A solução para este tipo de conflitos de 1974, 1975, 1976, etc., etc., é só uma e só depende da vontade política: privatizar a RTP, acabar com a comunicação social pública, que não é uma função que incumba ao Estado, bem pelo contrário, e garantir de outros modos aquilo que se considera ser serviço público, meios mais baratos, mais eficazes e acima de tudo menos manipuladores. Ter "serviço público" não é sinónimo de ter canais "públicos" nem televisão "pública". O "serviço público" não justifica a existência da RTP.

Contrariamente ao que dizem os defensores da televisão pública, não existe nenhum problema técnico inultrapassável, nem nenhuma complexidade essencial: uma vez definido um "serviço público" mínimo (ou até, se quiserem, numa fase de transição, máximo), este pode ser contratado com as televisões privadas a preços infinitamente inferiores ao que custa manter a pesada estrutura da RTP, e sem qualquer prejuízo do telespectador. É interessante ver que, quando se fala da privatização da RTP, há todo um clamor sobre a insuficiência do mercado publicitário para sustentar mais canais televisivos, como se os seus defensores fossem muito sensíveis à saúde do mercado privado, embora se saiba que há candidatos para comprar esses canais. Ao mesmo tempo, a RTP pratica uma concorrência desleal pagando preços exorbitantes para manter o futebol, concursos, séries e outras pièces de résistance destinadas às grandes audiências que são canalizadas para os telejornais.

Depois aparece sempre o argumento dos canais como a RTP Internacional, África, Memória, etc. Os canais especializados podem ser privatizados à parte, e, mesmo que, nos contratos a fazer com privados, as suas actividades se mantenham fortemente subsidiadas, é possível manter os canais que exercem funções de "negócios estrangeiros", e que não são propriamente órgãos de comunicação, como a RTP África. Há mil e uma soluções possíveis para se manter o que é efectivamente "serviço público", mesmo que se aceite uma definição extensiva desse "serviço", sem que o Estado (e o Governo) mantenha órgãos de informação sob o seu controlo, nem o modelo da RTP.
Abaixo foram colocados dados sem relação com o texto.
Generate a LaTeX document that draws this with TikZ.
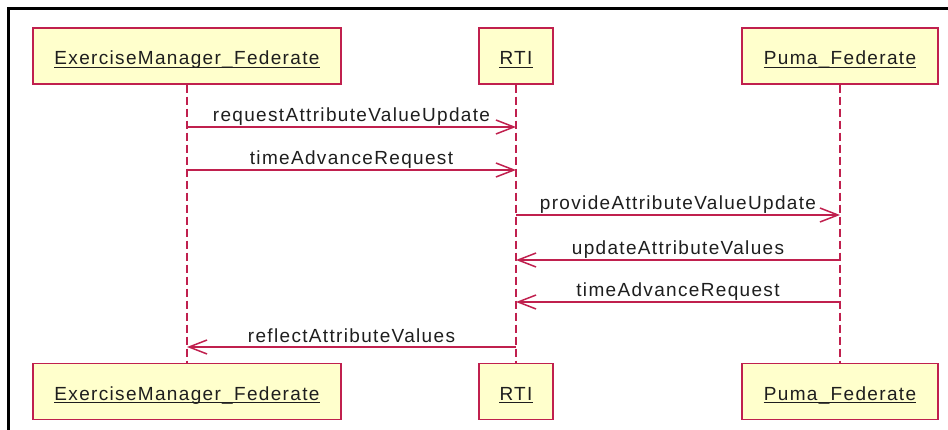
\documentclass[tikz,border=0pt]{standalone}
\usepackage{fontspec}
\setmainfont{Liberation Sans}[LetterSpace=7]
\usetikzlibrary{arrows.meta,calc}
\definecolor{umlred}{RGB}{192,32,78}
\definecolor{umlfill}{RGB}{255,255,204}
\definecolor{txt}{RGB}{30,30,30}
\tikzset{
  objbox/.style={draw=umlred, fill=umlfill, line width=1.5pt, minimum height=56pt, inner sep=0pt},
  objtext/.style={anchor=base, inner sep=0pt, text=txt, font=\fontsize{19}{22}\selectfont},
  uline/.style={draw=txt, line width=1.1pt},
  lifeline/.style={draw=umlred, line width=1.5pt, dash pattern=on 8pt off 4pt},
  msg/.style={draw=umlred, line width=1.5pt, -{Straight Barb[length=18pt, width=14pt, line width=1.5pt]}},
  msglabel/.style={anchor=base, inner sep=0pt, text=txt, font=\fontsize{19}{22}\selectfont},
}
\newcommand{\objnode}[5]{% name, x center, y center, width, text
  \node[objbox, minimum width=#4pt] (#1) at (#2,#3) {};
  \node[objtext] (#1t) at (#2,#3+8.5) {#5};
  \draw[uline] ([yshift=-2.6pt]#1t.base west) -- ([yshift=-2.6pt]#1t.base east);
}
\begin{document}
\begin{tikzpicture}[x=1pt,y=-1pt]
\useasboundingbox (0,0) rectangle (948,430);
% frame
\draw[line width=3pt] (8.3,430) -- (8.3,8.3) -- (948,8.3);
% objects top
\objnode{emT}{187}{56}{308}{ExerciseManager\_Federate}
\objnode{rtiT}{516}{56}{74}{RTI}
\objnode{pumaT}{840}{56}{196}{Puma\_Federate}
% objects bottom
\objnode{emB}{187}{391.5}{308}{ExerciseManager\_Federate}
\objnode{rtiB}{516}{391.5}{74}{RTI}
\objnode{pumaB}{840}{391.5}{196}{Puma\_Federate}
% lifelines
\draw[lifeline] (emT.south) -- (emB.north);
\draw[lifeline] (rtiT.south) -- (rtiB.north);
\draw[lifeline] (pumaT.south) -- (pumaB.north);
% message anchor points
\foreach \n/\y in {1/127,2/170,3/215,4/260,5/302,6/347}{
  \coordinate (em\n) at (emT.south |- 0,\y);
  \coordinate (rti\n) at (rtiT.south |- 0,\y);
  \coordinate (puma\n) at (pumaT.south |- 0,\y);
}
% messages
\draw[msg] (em1) -- (rti1);
\node[msglabel] (l1) at ($(em1)!0.5!(rti1)+(0,-5)$) {requestAttributeValueUpdate};
\draw[msg] (em2) -- (rti2);
\node[msglabel] (l2) at ($(em2)!0.5!(rti2)+(0,-5)$) {timeAdvanceRequest};
\draw[msg] (rti3) -- (puma3);
\node[msglabel] (l3) at ($(rti3)!0.5!(puma3)+(0,-5)$) {provideAttributeValueUpdate};
\draw[msg] (puma4) -- (rti4);
\node[msglabel] (l4) at ($(rti4)!0.5!(puma4)+(0,-5)$) {updateAttributeValues};
\draw[msg] (puma5) -- (rti5);
\node[msglabel] (l5) at ($(rti5)!0.5!(puma5)+(0,-5)$) {timeAdvanceRequest};
\draw[msg] (rti6) -- (em6);
\node[msglabel] (l6) at ($(em6)!0.5!(rti6)+(0,-5)$) {reflectAttributeValues};
\end{tikzpicture}
\end{document}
Para além disto tudo, com a televisão a mudar tecnologicamente, não há razão para que o Estado, tão cioso de gastar milhões na sua televisão, não os possa gastar para democratizar o acesso ao cabo e à rede, diminuindo a dependência das emissões de sinal aberto e valorizando as opções plurais dos telespectadores, mantidos sob a hegemonia das televisões generalistas, nas quais a RTP não faz muita diferença da SIC e da TVI. Nada disto, insisto, é impossível, nem sequer muito complexo, exige apenas vontade política, que é o que falta.

Esta mudança não virá do PS e, como as coisas estão, também não virá do PSD. O PS opôs-se à privatização de toda a comunicação social do Estado, se dependesse do PS o Diário de Noticias ainda seria do Estado, e opôs-se ao fim do monopólio da RTP e à criação dos canais privados. O PSD tem oscilado, a ele se deve a liberalização do espaço televisivo, mas no Governo tende a comportar-se como o PS no controlo da informação pública. Com Marcelo e Marques Mendes defendeu-se a privatização da RTP, mas duvido que a actual direcção do PSD mantenha esta política. Quanto ao PCP, por ele não havia televisão privada e o PP tem uma posição pouco clara, embora se possa admitir que evolua para uma postura mais liberal.

Resta a opinião pública, cada vez mais sensível à manipulação política da RTP e por isso susceptível a uma exigência democrática e liberal de retirar tudo o que diga respeito à informação e comunicação das mãos do Governo. O conflito entre a "empresa" e o seu "empregado" José Rodrigues dos Santos é, apesar de todas as ambiguidades de cada uma das partes, incómodo por isso mesmo: mostra quem manda na RTP.